フライデーあるいは太平洋の冥界

もにょった話を続けて書くのは気が引けるが、貸し出し期限が明日までなのでしょうがない。

私は素朴な実存主義者ではないかと思っている。死とか考えてないけど、自分の中の感情第一主義だし。

私の中にある思いは全肯定。それを世間が認めないのなら、世間のほうが間違ってる。

幸い私の感性は世間のルールとかち合わない。ロリや快楽殺人者じゃなくてほんとに良かった。権力の犬とお呼びください。

それで、素朴に人生は自分の中で充実感が生じるように過ごしているのだが、充実感って何?と突きつけてくるのがこの本である。

無人島でロビンソンが規則正しく時間を刻む水時計を大事に思ってたのに、水時計を止めてそのことで開放感を得る。

水時計を動かすというのは、全世界と共通の時間を共有すること。それを止めるに至り、独自の無人島ルールに従うことになる。

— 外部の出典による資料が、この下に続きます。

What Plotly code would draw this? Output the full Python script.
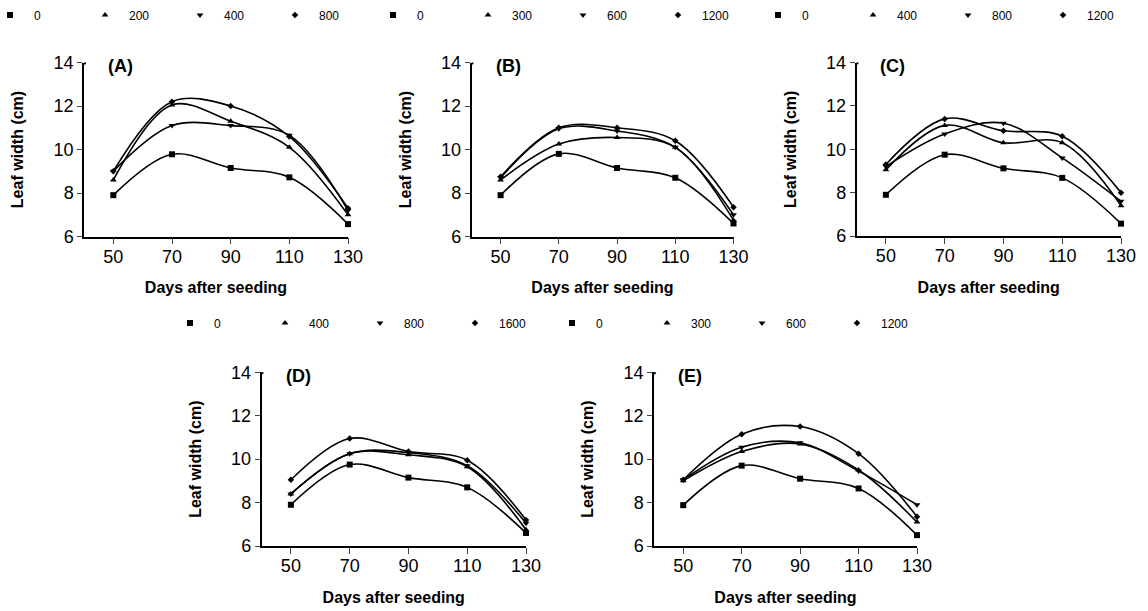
import plotly.graph_objects as go

days = [50, 70, 90, 110, 130]

# Panel A
A_levels = ["0", "200", "400", "800"]
A_0 = [7.9, 9.78, 9.15, 8.72, 6.57]
A_1 = [8.6, 12.05, 11.3, 10.1, 7.0]
A_2 = [9.0, 11.1, 11.1, 10.65, 7.2]
A_3 = [9.0, 12.2, 12.0, 10.6, 7.3]

# Panel B
B_levels = ["0", "300", "600", "1200"]
B_0 = [7.9, 9.8, 9.15, 8.7, 6.6]
B_1 = [8.6, 10.25, 10.55, 10.1, 6.75]
B_2 = [8.7, 10.95, 10.85, 10.1, 7.0]
B_3 = [8.75, 11.0, 11.0, 10.4, 7.35]

# Panel C
C_levels = ["0", "400", "800", "1200"]
C_0 = [7.9, 9.75, 9.12, 8.68, 6.57]
C_1 = [9.05, 11.1, 10.3, 10.3, 7.4]
C_2 = [9.2, 10.7, 11.2, 9.6, 7.6]
C_3 = [9.3, 11.4, 10.85, 10.6, 8.0]

# Panel D
D_levels = ["0", "400", "800", "1600"]
D_0 = [7.9, 9.75, 9.15, 8.7, 6.6]
D_1 = [8.4, 10.25, 10.2, 9.65, 6.75]
D_2 = [8.4, 10.25, 10.3, 9.7, 7.05]
D_3 = [9.05, 10.95, 10.35, 9.95, 7.2]

# Panel E
E_levels = ["0", "300", "600", "1200"]
E_0 = [7.88, 9.7, 9.1, 8.65, 6.5]
E_1 = [9.0, 10.35, 10.7, 9.5, 7.1]
E_2 = [9.05, 10.55, 10.75, 9.45, 7.9]
E_3 = [9.05, 11.15, 11.5, 10.25, 7.35]

panel_names = ["(A)", "(B)", "(C)", "(D)", "(E)"]
panel_levels = [A_levels, B_levels, C_levels, D_levels, E_levels]
panel_series = [
    [A_0, A_1, A_2, A_3],
    [B_0, B_1, B_2, B_3],
    [C_0, C_1, C_2, C_3],
    [D_0, D_1, D_2, D_3],
    [E_0, E_1, E_2, E_3],
]
y_ticks = [6, 8, 10, 12, 14]

W, H = 1148, 611
# plot-area pixel boxes (left, right, top, bottom)
boxes = [
    (84, 348, 62.5, 236.5),
    (471.5, 733.5, 62.5, 236.5),
    (856.5, 1121, 62.5, 236),
    (261.5, 526, 372.3, 546),
    (654, 917, 372.3, 546),
]
legend_pos = [(-14, 15), (369, 15), (754, 15), (166, 323), (548, 323)]

symbols = ["square", "triangle-up", "triangle-down", "diamond"]
sizes = [6, 6, 6, 5]

FONT = "Liberation Sans, Arial, sans-serif"

fig = go.Figure()
layout = dict(
    width=W, height=H, margin=dict(l=0, r=0, t=0, b=0, autoexpand=False),
    paper_bgcolor="white", plot_bgcolor="white",
    font=dict(family=FONT, color="black"),
    showlegend=True,
)
annotations = []
shapes = []

for i in range(5):
    n = i + 1
    xa = "x" if n == 1 else f"x{n}"
    ya = "y" if n == 1 else f"y{n}"
    lg = "legend" if n == 1 else f"legend{n}"
    for j, vals in enumerate(panel_series[i]):
        fig.add_trace(go.Scatter(
            x=days, y=vals, xaxis=xa, yaxis=ya, showlegend=False,
            mode="lines", hoverinfo="skip",
            line=dict(color="black", width=1.6, shape="spline", smoothing=1.0),
        ))
    for j, vals in enumerate(panel_series[i]):
        fig.add_trace(go.Scatter(
            x=days, y=vals, xaxis=xa, yaxis=ya, legend=lg,
            name=panel_levels[i][j], mode="markers",
            marker=dict(symbol=symbols[j], size=sizes[j], color="black"),
            cliponaxis=False,
        ))
    l, r, t, b = boxes[i]
    xkey = "xaxis" if n == 1 else f"xaxis{n}"
    ykey = "yaxis" if n == 1 else f"yaxis{n}"
    layout[xkey] = dict(
        domain=[l / W, r / W], anchor=ya, range=[40, 130],
        tickvals=days, ticks="outside", ticklen=6, tickwidth=1.3,
        ticklabelstandoff=-3,
        showline=True, linecolor="black", linewidth=1.5, showgrid=False,
        zeroline=False, tickfont=dict(size=18, family=FONT),
        title=dict(text="<b>Days after seeding</b>", font=dict(size=16, family=FONT), standoff=16),
    )
    layout[ykey] = dict(
        domain=[1 - b / H, 1 - t / H], anchor=xa, range=[6, 14],
        tickvals=y_ticks, ticks="outside", ticklen=5, tickwidth=1.3,
        showline=True, linecolor="black", linewidth=1.5, showgrid=False,
        zeroline=False, tickfont=dict(size=18, family=FONT),
        title=dict(text="<b>Leaf width (cm)</b>", font=dict(size=16, family=FONT), standoff=26),
    )
    lx, ly = legend_pos[i]
    layout[lg] = dict(
        orientation="h", x=lx / W, xanchor="left", y=1 - ly / H, yanchor="middle",
        entrywidth=42, entrywidthmode="pixels", itemwidth=38,
        font=dict(size=12, family=FONT, color="black"),
        bgcolor="rgba(0,0,0,0)", borderwidth=0,
    )
    annotations.append(dict(
        text=f"<b>{panel_names[i]}</b>", xref=f"{xa} domain", yref=f"{ya} domain",
        x=0, y=1, xshift=22, yshift=-4, xanchor="left", yanchor="middle",
        showarrow=False, font=dict(size=18, family=FONT, color="black"),
    ))
    shapes.append(dict(
        type="circle", xref=xa, yref=ya, xsizemode="pixel", ysizemode="pixel",
        xanchor=40, yanchor=14, x0=-2.2, x1=2.2, y0=-2.2, y1=2.2,
        fillcolor="black", line=dict(color="black", width=0),
    ))

layout["annotations"] = annotations
layout["shapes"] = shapes
fig.update_layout(**layout)
fig.write_html("out.html")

それをアイタタタと思うが、しかし、無人島で世間とのつながりを求めても確かに無駄。

もしかして、私の充実感はちょっと立場が変わったら価値がなくなるようなものじゃないか、疑問が浮かぶ。

私の充実感は私の中から生じているんじゃなくて、世間様とのつながりによって生じさせられた代替可能なもの?

他人様と生活する以上、欲望だって他人の影響を受けるのは仕方がない。ロビンソンのように無人島で暮らすことなんてありえない。

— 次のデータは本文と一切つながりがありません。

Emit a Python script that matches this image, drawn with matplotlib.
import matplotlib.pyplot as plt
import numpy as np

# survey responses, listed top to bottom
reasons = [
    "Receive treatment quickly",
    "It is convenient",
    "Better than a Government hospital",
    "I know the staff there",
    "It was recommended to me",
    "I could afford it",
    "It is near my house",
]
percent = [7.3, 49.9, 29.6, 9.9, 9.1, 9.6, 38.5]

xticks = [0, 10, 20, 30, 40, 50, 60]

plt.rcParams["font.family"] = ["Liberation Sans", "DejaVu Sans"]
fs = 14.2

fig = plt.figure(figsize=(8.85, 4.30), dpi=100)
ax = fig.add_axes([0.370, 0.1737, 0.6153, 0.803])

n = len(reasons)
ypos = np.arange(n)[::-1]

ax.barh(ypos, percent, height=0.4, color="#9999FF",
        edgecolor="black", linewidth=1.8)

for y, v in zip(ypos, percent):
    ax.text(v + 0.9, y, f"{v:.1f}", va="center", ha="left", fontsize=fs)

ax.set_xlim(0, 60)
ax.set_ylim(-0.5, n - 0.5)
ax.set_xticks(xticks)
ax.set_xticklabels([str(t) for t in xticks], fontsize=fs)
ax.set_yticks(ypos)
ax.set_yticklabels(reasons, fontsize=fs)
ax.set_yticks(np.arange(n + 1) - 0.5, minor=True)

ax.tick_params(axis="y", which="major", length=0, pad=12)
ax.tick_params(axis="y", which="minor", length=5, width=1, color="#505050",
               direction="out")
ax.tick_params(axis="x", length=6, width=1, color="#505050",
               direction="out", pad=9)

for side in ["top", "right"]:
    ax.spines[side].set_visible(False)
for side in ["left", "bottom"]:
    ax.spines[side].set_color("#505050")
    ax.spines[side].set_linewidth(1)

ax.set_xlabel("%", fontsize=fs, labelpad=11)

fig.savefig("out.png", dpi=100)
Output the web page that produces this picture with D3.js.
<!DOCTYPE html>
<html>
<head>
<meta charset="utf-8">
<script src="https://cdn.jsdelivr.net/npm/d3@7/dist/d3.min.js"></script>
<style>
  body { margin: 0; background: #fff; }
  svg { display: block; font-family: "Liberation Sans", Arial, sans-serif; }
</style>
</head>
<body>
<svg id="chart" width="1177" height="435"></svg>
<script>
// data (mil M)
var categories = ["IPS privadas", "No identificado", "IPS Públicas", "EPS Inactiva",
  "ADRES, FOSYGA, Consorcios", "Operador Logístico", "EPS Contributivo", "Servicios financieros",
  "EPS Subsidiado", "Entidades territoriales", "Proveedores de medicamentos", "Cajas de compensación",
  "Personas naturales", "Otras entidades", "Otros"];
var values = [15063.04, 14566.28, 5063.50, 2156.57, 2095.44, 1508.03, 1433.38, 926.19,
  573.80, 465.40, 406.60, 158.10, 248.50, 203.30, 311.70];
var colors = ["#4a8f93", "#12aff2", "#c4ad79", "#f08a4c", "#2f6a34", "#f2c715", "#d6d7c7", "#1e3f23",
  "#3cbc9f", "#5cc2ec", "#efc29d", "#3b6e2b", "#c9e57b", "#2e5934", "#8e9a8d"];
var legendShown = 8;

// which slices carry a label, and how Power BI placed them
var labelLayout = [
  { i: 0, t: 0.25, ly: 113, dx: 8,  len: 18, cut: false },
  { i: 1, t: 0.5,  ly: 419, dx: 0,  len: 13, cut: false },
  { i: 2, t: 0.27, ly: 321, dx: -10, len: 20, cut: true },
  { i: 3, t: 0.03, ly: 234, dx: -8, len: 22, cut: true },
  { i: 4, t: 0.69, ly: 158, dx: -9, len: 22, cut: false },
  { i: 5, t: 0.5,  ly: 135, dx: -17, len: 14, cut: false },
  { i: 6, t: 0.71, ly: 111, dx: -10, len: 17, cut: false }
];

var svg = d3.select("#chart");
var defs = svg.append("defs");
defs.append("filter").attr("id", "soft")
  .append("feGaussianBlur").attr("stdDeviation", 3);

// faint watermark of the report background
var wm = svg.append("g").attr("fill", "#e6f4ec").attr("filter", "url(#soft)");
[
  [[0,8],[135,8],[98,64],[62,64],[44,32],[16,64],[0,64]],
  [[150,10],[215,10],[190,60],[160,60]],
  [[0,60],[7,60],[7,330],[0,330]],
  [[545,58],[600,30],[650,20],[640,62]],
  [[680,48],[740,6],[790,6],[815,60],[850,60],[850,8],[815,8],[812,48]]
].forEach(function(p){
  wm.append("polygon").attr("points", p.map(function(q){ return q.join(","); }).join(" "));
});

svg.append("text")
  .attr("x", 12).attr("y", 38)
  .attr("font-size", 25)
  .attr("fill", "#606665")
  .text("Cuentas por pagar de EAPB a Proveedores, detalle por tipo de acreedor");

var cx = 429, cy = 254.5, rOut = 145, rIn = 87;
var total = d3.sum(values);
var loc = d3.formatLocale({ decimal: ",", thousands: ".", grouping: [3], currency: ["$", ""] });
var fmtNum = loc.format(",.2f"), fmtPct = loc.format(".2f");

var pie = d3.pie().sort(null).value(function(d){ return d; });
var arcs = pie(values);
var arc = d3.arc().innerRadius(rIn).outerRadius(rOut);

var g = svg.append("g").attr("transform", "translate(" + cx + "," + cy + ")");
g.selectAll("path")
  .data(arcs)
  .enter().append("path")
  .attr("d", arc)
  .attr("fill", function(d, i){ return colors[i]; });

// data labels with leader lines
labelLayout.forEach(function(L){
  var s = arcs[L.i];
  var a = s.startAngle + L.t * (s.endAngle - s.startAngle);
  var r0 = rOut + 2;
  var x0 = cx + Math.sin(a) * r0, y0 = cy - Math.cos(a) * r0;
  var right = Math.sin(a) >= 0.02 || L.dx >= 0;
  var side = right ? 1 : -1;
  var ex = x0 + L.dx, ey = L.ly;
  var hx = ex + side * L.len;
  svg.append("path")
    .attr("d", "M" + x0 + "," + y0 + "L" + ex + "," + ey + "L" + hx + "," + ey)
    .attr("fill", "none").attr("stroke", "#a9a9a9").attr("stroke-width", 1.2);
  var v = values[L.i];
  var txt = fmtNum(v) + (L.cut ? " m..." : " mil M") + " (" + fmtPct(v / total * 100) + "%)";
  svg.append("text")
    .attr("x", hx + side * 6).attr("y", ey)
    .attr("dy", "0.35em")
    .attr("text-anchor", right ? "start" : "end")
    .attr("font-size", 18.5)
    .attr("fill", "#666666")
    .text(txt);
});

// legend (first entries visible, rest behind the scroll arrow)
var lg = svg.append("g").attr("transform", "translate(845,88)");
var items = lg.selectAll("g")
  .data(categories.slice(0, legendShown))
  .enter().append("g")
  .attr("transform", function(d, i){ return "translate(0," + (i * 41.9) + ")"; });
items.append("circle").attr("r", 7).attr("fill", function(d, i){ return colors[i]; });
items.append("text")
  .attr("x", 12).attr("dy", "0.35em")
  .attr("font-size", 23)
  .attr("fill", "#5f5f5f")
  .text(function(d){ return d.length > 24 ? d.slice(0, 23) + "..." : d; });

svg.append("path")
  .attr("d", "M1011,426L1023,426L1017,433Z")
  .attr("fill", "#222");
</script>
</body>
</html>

まっさらの状態の充実感なんて考えようがないし、この話は最後島民が2人になることに救いがあるし、他人とのつながりを肯定する仕組みだ。

しかし、世間ルールの中で自分を生かす道をあくせく探すのではなく、一度ちゃぶ台を引っくり返してみても、案外悪くない世界が広がっていて今以上に順応しちゃうかも、な〜んて妄想した社畜でした。